Così scrivevo sulla prima pagina di un piccolo quaderno, la mattina del 7 Agosto 2011. A sedici anni lasciavo la mia casa in Italia, per andare a vivere un intero anno nel profondo sud degli Stati Uniti d’America. Non avevo mai viaggiato da solo, se non per brevi tratte o periodi, e quel momento, forse per tutti i film che avevo visto, mi sembrava degno di essere ricordato.

In quell’anno iniziavano le mie passioni per i viaggi e per la scrittura, ma questa, forse, è un’altra storia.

“All’arrivo in aeroporto, ad attendermi, c’erano tutte le famiglie che mi ospiteranno, con vari amici e parenti. Sembrava che tutta Little Rock fosse lì per me! Questa è la vera southern hospitality di cui mi hanno tanto parlato.”

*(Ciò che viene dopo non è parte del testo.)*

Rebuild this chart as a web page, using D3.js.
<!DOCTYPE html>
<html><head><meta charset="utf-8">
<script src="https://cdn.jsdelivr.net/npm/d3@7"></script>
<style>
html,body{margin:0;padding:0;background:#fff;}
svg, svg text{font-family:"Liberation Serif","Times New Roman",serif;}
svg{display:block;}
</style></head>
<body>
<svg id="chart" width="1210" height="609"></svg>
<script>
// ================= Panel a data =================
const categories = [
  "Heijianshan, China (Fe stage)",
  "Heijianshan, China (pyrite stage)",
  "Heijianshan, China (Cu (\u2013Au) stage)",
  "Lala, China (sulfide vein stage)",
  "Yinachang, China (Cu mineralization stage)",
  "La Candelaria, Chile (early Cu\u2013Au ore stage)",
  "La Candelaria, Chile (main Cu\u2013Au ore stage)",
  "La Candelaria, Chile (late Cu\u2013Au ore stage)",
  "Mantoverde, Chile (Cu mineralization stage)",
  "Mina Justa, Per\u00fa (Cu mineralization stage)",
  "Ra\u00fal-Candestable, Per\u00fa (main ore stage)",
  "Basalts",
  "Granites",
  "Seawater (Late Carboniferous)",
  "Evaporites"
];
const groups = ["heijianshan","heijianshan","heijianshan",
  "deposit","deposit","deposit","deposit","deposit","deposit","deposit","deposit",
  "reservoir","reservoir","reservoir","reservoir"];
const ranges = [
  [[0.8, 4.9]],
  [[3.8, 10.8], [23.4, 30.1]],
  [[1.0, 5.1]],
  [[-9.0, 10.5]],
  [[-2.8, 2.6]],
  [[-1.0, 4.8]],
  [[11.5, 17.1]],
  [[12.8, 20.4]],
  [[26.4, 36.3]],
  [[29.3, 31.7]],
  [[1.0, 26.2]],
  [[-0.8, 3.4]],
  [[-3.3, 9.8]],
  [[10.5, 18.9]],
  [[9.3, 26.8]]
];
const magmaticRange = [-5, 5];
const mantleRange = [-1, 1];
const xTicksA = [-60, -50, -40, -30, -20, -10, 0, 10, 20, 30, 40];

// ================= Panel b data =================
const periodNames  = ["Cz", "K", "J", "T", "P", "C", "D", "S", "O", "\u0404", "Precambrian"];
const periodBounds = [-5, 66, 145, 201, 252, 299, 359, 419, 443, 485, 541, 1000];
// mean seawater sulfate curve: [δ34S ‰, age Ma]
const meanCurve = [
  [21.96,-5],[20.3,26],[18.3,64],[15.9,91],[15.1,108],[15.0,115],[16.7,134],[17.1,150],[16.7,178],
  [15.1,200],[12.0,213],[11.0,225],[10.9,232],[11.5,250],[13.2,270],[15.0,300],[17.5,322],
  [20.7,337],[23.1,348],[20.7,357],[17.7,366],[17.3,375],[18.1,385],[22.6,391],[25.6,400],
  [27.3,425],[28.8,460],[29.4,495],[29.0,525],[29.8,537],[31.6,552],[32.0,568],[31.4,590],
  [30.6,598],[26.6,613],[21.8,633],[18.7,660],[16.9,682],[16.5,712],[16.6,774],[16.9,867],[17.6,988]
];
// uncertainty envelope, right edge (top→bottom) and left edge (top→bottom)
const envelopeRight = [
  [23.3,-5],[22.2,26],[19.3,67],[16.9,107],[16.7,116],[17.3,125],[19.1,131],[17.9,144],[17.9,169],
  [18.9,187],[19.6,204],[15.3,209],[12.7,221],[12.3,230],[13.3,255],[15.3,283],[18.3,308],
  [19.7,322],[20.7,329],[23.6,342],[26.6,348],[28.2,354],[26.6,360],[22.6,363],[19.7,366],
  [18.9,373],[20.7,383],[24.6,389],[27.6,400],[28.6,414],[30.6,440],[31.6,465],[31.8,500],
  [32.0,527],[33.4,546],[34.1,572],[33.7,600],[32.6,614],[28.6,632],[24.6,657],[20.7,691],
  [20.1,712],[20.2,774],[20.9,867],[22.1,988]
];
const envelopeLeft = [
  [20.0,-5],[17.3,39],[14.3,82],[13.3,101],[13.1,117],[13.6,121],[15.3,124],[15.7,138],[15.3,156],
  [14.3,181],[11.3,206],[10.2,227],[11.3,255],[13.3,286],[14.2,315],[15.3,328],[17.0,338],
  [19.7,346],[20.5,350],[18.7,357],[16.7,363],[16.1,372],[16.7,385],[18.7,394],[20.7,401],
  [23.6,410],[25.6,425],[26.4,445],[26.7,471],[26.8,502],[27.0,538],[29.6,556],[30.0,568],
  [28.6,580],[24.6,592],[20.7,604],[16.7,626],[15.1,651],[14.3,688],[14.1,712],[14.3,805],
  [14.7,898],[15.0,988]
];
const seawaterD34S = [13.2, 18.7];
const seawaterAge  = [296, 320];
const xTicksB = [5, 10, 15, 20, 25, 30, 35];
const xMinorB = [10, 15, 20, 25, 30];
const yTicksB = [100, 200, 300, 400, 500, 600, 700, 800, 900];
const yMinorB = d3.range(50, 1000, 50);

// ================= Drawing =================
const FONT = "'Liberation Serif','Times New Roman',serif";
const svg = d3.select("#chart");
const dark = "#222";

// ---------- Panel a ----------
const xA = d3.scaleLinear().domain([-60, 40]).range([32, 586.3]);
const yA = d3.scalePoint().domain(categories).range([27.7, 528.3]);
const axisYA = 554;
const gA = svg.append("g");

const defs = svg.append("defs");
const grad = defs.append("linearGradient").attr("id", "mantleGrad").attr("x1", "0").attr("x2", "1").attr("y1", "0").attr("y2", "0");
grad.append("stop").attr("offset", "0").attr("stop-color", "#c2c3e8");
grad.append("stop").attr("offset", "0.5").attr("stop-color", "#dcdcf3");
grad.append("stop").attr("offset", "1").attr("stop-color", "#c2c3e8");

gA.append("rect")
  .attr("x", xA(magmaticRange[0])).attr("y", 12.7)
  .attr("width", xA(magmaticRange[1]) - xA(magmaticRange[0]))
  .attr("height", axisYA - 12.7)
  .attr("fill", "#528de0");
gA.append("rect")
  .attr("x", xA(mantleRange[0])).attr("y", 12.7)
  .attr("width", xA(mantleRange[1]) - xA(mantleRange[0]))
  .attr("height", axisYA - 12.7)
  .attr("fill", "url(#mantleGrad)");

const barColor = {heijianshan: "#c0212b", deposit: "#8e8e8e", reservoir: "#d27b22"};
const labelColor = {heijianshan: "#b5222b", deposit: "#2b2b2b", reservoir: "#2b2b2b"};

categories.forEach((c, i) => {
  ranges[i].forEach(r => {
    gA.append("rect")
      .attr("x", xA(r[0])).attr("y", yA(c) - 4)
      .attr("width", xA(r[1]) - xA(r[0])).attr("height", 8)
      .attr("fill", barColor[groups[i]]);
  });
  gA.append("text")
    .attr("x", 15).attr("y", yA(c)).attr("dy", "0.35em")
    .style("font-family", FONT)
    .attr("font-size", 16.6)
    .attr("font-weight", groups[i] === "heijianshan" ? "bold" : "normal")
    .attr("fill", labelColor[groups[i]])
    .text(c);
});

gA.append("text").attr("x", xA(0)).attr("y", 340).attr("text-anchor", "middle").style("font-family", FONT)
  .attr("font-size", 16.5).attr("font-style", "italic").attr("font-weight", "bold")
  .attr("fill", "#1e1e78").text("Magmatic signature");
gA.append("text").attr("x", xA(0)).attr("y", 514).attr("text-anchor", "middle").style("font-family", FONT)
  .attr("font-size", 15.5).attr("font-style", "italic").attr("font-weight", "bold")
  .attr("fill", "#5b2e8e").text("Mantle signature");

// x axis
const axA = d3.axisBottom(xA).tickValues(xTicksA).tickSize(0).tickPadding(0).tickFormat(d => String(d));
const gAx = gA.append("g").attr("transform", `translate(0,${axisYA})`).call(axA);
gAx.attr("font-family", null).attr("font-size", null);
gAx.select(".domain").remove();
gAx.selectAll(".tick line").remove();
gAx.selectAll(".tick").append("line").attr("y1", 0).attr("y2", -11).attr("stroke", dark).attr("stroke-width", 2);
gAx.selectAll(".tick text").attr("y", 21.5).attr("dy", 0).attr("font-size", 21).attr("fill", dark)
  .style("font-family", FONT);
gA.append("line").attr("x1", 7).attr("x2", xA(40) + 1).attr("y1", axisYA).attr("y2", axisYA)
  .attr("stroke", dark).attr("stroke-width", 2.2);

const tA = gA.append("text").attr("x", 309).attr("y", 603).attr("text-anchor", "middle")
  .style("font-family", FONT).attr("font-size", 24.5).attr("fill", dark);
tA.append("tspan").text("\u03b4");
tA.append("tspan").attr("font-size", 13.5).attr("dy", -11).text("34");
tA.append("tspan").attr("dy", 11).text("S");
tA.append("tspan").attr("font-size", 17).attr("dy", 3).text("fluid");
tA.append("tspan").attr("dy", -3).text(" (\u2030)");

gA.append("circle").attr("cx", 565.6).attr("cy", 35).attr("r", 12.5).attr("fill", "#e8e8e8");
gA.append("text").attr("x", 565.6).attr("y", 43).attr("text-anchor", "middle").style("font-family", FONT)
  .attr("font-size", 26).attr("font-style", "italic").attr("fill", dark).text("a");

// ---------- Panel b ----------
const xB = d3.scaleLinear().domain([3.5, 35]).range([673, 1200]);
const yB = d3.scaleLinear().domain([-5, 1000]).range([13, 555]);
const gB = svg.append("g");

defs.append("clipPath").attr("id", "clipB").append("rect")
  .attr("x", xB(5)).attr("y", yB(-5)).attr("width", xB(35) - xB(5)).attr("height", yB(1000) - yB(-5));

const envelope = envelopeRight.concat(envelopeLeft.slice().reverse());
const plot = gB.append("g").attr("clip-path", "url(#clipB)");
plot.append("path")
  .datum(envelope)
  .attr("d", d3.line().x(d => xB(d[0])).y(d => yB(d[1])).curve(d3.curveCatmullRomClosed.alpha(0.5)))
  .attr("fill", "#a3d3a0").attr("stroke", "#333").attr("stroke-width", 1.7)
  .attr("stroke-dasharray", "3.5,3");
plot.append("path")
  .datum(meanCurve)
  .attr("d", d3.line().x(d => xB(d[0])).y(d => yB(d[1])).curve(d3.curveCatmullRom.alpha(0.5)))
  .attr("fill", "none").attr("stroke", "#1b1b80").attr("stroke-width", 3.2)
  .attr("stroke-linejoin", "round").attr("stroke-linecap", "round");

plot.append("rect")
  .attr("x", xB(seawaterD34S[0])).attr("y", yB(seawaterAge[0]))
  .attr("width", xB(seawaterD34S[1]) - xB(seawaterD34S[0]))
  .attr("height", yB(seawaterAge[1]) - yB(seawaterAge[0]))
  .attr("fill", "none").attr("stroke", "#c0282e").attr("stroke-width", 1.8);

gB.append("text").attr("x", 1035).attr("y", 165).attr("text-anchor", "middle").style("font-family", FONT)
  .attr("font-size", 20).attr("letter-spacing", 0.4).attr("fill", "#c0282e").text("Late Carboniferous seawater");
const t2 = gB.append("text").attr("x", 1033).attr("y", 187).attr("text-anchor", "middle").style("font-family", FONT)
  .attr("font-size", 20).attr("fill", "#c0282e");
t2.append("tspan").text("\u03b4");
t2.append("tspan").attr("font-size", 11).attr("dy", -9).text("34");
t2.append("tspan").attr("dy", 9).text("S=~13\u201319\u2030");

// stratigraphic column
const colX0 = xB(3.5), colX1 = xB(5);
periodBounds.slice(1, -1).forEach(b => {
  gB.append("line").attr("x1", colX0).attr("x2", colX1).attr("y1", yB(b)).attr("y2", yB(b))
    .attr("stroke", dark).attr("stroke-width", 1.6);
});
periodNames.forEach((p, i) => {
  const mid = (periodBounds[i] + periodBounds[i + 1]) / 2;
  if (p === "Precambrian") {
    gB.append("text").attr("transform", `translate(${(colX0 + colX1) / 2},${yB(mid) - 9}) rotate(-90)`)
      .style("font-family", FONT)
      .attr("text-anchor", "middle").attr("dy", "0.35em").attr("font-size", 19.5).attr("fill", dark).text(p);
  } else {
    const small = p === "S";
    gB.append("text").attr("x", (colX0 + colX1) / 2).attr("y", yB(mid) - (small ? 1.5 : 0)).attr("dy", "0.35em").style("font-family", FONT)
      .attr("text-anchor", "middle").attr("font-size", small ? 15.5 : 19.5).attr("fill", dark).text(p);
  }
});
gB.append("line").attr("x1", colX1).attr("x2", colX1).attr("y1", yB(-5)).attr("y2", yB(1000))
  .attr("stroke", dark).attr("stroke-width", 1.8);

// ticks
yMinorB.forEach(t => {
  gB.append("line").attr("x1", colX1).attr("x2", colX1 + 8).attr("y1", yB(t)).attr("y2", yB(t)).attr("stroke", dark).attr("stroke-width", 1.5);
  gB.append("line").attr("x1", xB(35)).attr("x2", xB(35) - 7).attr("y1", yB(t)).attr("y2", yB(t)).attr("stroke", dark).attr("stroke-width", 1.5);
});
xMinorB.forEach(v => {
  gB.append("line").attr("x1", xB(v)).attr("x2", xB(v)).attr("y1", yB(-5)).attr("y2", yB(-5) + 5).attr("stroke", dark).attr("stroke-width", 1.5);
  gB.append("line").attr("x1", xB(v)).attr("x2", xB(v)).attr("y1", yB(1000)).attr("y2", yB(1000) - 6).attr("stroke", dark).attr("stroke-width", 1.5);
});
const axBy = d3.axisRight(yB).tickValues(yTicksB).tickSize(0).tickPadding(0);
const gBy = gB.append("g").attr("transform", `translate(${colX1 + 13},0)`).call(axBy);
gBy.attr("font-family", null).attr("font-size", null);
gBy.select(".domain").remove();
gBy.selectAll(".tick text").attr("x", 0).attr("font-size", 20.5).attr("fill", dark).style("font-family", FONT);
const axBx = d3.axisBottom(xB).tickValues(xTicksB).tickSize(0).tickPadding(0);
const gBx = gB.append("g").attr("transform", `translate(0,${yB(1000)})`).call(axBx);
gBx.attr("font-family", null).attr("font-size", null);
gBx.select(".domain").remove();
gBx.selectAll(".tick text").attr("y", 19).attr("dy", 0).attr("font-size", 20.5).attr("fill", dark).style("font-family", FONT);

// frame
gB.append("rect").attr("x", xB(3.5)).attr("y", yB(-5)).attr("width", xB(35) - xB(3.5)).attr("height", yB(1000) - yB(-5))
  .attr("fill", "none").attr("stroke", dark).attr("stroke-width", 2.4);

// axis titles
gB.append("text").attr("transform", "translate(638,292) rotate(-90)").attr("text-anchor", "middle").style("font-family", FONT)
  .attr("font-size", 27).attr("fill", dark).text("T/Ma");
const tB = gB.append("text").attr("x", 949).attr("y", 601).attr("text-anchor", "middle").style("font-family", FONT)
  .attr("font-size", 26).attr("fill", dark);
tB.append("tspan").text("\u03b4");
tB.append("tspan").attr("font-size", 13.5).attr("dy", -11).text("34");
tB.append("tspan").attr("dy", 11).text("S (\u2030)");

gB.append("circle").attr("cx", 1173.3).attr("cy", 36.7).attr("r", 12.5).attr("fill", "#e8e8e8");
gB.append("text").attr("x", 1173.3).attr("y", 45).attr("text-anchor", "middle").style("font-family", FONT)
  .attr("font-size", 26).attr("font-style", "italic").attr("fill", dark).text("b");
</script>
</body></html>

Quello che conoscevo degli Stati Uniti, ai tempi, era quello che il cinema di Hollywood ci può insegnare: giocatori di football, cheerleaders, cowboys, pickup e il concetto della terra della libertà e del sogno americano. Effettivamente i miei ricordi di quel posto e di quella vita rispecchiano i migliori stereotipi, anche sotto il punto di vista dell’ospitalità del sud. Tutti ti parlano, ti salutano, ti ringraziano. Pensavo che il sud degli USA fosse il posto più accogliente del mondo. Anni dopo iniziai a pensare che potesse anche essere vero, ma solo se sei bianco, cristiano e repubblicano.

Nella ottima Highschool che frequentavo, in tutto, c’erano solo due ragazzi afroamericani. Il me stesso di 16 anni non ci faceva caso, d’altronde venivo da un liceo italiano dove di diversità non c’era traccia. Nell’Arkansas, però, come nel resto degli Stati Uniti del sud, la percentuale di popolazione che appartiene alle cosiddette minoranze è assai più alta rispetto a quella a cui potessi essere abituato a Milano.

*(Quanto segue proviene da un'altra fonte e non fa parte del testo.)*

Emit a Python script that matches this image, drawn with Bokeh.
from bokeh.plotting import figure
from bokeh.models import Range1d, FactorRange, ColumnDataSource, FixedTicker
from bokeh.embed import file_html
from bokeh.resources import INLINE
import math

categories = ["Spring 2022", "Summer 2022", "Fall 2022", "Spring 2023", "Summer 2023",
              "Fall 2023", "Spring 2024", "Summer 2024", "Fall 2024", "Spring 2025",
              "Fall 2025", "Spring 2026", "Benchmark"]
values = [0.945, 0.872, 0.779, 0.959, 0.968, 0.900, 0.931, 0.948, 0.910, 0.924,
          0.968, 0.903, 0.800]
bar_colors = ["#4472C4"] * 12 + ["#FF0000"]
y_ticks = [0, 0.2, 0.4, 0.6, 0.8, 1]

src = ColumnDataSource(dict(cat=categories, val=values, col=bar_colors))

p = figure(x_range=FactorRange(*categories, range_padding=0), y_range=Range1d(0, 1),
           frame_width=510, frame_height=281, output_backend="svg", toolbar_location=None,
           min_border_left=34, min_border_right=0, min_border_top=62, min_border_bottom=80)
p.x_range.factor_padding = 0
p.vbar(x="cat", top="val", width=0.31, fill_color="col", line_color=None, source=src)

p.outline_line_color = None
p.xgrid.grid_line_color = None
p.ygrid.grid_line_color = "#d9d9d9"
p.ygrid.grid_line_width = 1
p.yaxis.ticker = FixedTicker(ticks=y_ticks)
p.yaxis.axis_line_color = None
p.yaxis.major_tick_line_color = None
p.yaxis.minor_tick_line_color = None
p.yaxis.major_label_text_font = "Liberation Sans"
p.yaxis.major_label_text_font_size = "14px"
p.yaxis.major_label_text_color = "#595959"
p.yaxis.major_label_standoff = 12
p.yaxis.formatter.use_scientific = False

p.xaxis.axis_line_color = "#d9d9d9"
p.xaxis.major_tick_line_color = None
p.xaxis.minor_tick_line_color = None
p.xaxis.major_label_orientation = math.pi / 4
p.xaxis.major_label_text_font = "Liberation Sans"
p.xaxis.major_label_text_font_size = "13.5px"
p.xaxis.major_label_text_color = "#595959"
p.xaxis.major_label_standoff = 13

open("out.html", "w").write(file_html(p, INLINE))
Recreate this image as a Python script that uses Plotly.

I problemi di divario sociale degli afroamericani sono, ormai, sotto gli occhi di tutto il mondo. Il movimento di Black Lives Matters continua a manifestare nel tentativo di sensibilizzare le masse e, conseguentemente, il sistema. Ma fino ad ora poco è cambiato, le vite nere continuano a contare di meno per molte persone.

L’Arkansas, inoltre, si trova all’interno di quella che viene definita la Bible Belt, dove il cristianesimo protestante influenza quasi tutti gli aspetti della vita delle persone.

Ricordo che, un pomeriggio di dicembre, ero a casa di una compagna di scuola, per un progetto che dovevamo consegnare il lunedì successivo. La madre di questa ragazza era insegnante di scuola materna e mi aveva chiesto se poteva farmi delle domande riguardo le tradizioni natalizie in Italia, per poi raccontarle ai suoi alunni. Tra tutte le cose che le raccontai, dissi anche che a volte andavo alla messa della mezzanotte con i miei nonni e mia madre.

Lei, con uno sguardo piuttosto preoccupato, mi aveva chiesto: “E tuo padre? Non viene anche lui con voi?”

“No, mio papà di solito resta a casa e appena torniamo apriamo tutti assieme i regali” risposi senza pensarci.

“Ma lui non è credente?”

“No…”

A quel punto lei, estremamente mortificata, iniziò a dirmi che le dispiaceva e che avrebbe pregato per lui e per la nostra famiglia, come se mio padre soffrisse di qualche malattia incurabile.

Non sapevo cosa dire e, forse, neanche capivo bene quale fosse il problema. Ad anni di distanza lo ricordo come il primo momento in cui il mio bagaglio culturale era andato a cozzare contro un’intolleranza, seppur ben mascherata e cordiale, della cultura della Bible Belt. Anni dopo tornai negli States, a Little Rock, a trovare i miei vecchi amici.

Riuscii a vedere pochi compagni di scuola perché la maggior parte era a frequentare il college in un’altra parte del paese. Mi sembrò di arrivare in un paese diverso, anche se forse ero io ad esserlo. In quell’occasione scoprii per la prima volta il nord ovest degli Stati Uniti, che, rispetto al sud, possiede un’anima decisamente più europea, più eterogenea. Lì ho conosciuto tante persone e tante diverse facce di un unico paese. Tante storie ancora da raccontare.

Negli anni ho imparato a conoscere luci ed ombre degli USA e ho sviluppato, nei suoi confronti, un rapporto di odi et amo. Nonostante tutto, occuperà sempre un posto importante nella mia vita.